> Goal: Copy down every line where the string "chart" shows up.

>> BEGIN Collected material

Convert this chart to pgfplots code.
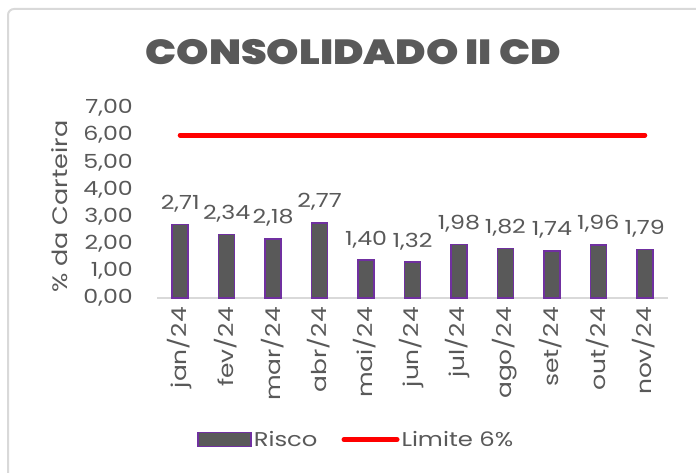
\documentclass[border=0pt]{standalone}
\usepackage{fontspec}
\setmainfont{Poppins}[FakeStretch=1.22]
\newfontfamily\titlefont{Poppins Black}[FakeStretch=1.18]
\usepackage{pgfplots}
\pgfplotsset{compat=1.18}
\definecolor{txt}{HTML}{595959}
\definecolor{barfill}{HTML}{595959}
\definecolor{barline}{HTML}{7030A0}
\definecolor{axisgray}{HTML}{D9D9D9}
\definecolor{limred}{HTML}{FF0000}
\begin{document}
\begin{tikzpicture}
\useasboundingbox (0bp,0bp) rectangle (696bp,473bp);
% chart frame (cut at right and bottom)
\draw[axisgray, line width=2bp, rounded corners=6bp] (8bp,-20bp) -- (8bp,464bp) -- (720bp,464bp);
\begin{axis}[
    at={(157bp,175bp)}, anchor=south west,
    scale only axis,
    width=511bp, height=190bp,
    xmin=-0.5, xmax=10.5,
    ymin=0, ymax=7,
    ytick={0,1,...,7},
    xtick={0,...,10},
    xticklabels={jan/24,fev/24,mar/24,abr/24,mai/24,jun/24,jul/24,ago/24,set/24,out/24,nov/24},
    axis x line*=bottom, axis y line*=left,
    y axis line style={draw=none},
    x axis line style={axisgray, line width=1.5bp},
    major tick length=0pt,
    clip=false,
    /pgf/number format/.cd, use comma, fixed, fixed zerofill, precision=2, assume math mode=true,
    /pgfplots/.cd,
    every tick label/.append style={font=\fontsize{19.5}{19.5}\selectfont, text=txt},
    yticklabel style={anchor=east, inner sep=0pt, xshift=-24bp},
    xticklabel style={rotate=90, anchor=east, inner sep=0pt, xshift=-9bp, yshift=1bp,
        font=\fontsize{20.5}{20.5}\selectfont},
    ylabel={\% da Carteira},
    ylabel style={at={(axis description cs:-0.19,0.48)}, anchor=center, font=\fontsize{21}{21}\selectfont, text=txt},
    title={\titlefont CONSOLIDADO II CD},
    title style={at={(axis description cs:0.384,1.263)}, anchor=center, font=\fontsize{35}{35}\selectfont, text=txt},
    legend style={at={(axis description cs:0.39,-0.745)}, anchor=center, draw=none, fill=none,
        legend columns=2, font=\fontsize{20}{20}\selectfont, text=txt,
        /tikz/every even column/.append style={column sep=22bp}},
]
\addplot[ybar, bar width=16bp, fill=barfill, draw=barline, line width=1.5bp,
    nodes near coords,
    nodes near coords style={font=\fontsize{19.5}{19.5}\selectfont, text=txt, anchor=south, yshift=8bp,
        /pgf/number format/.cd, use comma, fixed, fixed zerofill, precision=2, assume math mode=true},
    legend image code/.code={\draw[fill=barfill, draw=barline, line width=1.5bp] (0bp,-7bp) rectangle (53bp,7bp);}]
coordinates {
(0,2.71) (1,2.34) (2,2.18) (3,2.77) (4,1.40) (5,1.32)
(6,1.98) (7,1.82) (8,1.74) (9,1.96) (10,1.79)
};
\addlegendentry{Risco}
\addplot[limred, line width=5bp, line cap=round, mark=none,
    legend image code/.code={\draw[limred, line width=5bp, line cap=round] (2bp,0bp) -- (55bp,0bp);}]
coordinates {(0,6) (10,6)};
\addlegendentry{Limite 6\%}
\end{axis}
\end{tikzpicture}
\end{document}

>> END Collected material

> Task output:
Convert this chart to pgfplots code.
% chart frame (cut at right and bottom)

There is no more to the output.